The pending rise in interest rates spurred greater urgency from homebuyers in May as existing-home sales surged across all major regions. Although the Fed is not pressured by inflation, most scenarios point towards an interest rate hike in September or October as the central bank begins to normalize monetary policy. Healthy job gains and stronger, albeit measured, wage growth also supports the current outlook. For the first time in seven years, the focus on interest rates is shifting away from the launch timing and towards the trajectory, which is anticipated to be relatively tame in the current economic climate.
Annualized existing-home sales surged to 5.4 million units in May, up 5.1 percent from the previous month and 9.2 percent higher than the same month last year. Sales reached the highest level since November of 2009, when the government’s $8,000 tax credit was originally anticipated to expire. Single-family home sales advanced 5.6 percent to an annualized 4.7 million houses, while the median home price was $230,300, up 8.6 percent year over year.
The most significant information in May’s existing-home sales release was the increase in first-time homebuyers. During the month, the share of first-time homebuyers climbed from 30 to 32 percent. A combination of rising rents, the impending rise in mortgage rates, and an improving economy combined to support the gain. Despite the uptick, many factors will act in concert to keep the first-time homebuyer rate well below the 40 percent threshold, which is considered a barometer for a healthy market.

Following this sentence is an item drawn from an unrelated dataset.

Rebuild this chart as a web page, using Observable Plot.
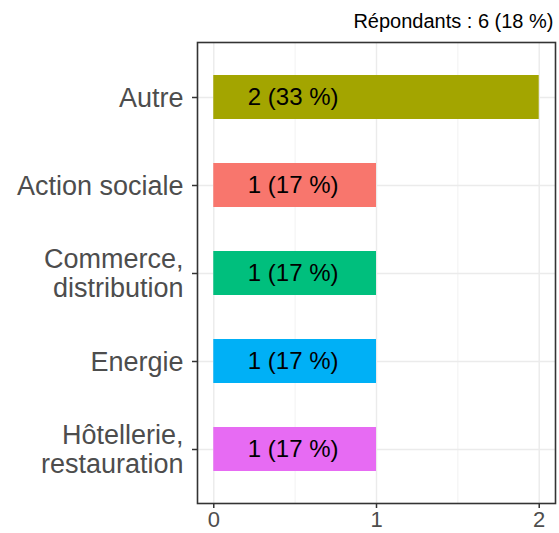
<!DOCTYPE html>
<html>
<head>
<meta charset="utf-8">
<script src="https://cdn.jsdelivr.net/npm/d3@7"></script>
<script src="https://cdn.jsdelivr.net/npm/@observablehq/plot@0.6"></script>
<style>
  html, body { margin: 0; padding: 0; background: #fff; }
  svg { display: block; }
</style>
</head>
<body>
<div id="chart"></div>
<script>
const categories = ["Autre", "Action sociale", "Commerce, distribution", "Energie", "Hôtellerie, restauration"];
const tickLabels = ["Autre", "Action sociale", "Commerce,\ndistribution", "Energie", "Hôtellerie,\nrestauration"];
const counts = [2, 1, 1, 1, 1];
const percents = [33, 17, 17, 17, 17];
const colors = ["#A3A500", "#F8766D", "#00BF7D", "#00B0F6", "#E76BF3"];
const subtitle = "Répondants : 6 (18 %)";
const xTicks = [0, 1, 2];
const xMinor = [0.5, 1.5];

const data = categories.map((c, i) => ({
  cat: c,
  n: counts[i],
  label: `${counts[i]} (${percents[i]} %)`,
  color: colors[i]
}));
const labelMap = new Map(categories.map((c, i) => [c, tickLabels[i]]));

const chart = Plot.plot({
  width: 559,
  height: 533,
  marginLeft: 197,
  marginRight: 4,
  marginTop: 42,
  marginBottom: 30,
  style: { fontFamily: "'Liberation Sans', Arial, sans-serif", background: "#fff" },
  x: { domain: [-0.1, 2.1] },
  y: { type: "band", domain: categories, paddingInner: 0.5, paddingOuter: 0.35 },
  marks: [
    Plot.ruleX(xMinor, { stroke: "#ebebeb", strokeWidth: 0.7 }),
    Plot.ruleX(xTicks, { stroke: "#ebebeb", strokeWidth: 1.4 }),
    Plot.gridY({ stroke: "#ebebeb", strokeOpacity: 1, strokeWidth: 1.4 }),
    Plot.barX(data, { x: "n", y: "cat", fill: "color" }),
    Plot.text(data, { x: 0.5, y: "cat", text: "label", fill: "#000", fontSize: 24, textAnchor: "middle", dx: -2 }),
    Plot.frame({ stroke: "#333", strokeWidth: 1.6 }),
    Plot.axisY({
      tickSize: 5, tickPadding: 9, stroke: "#333", strokeWidth: 1.5, fill: "#4d4d4d",
      fontSize: 27, lineHeight: 1.04, tickFormat: d => labelMap.get(d), label: null
    }),
    Plot.axisX({
      ticks: xTicks, tickFormat: d3.format("d"), tickSize: 5, tickPadding: 3, stroke: "#333", strokeWidth: 1.5, fill: "#4d4d4d",
      fontSize: 22, label: null
    }),
    Plot.text([subtitle], { frameAnchor: "top-right", dx: -2, dy: -21, textAnchor: "end", lineAnchor: "middle", fontSize: 20, fill: "#000" })
  ]
});
document.getElementById("chart").appendChild(chart);
</script>
</body>
</html>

The home investment market remained relatively stable during May. Investors accounted for 14 percent of transactions during the month, unchanged from April. Year over year, however, the share of investment deals retreated 200 basis points, largely due to the dearth of distressed opportunities. Only 10 percent of sales were foreclosures or short sales last month. All-cash investment deals outnumbered leveraged transactions by two to one.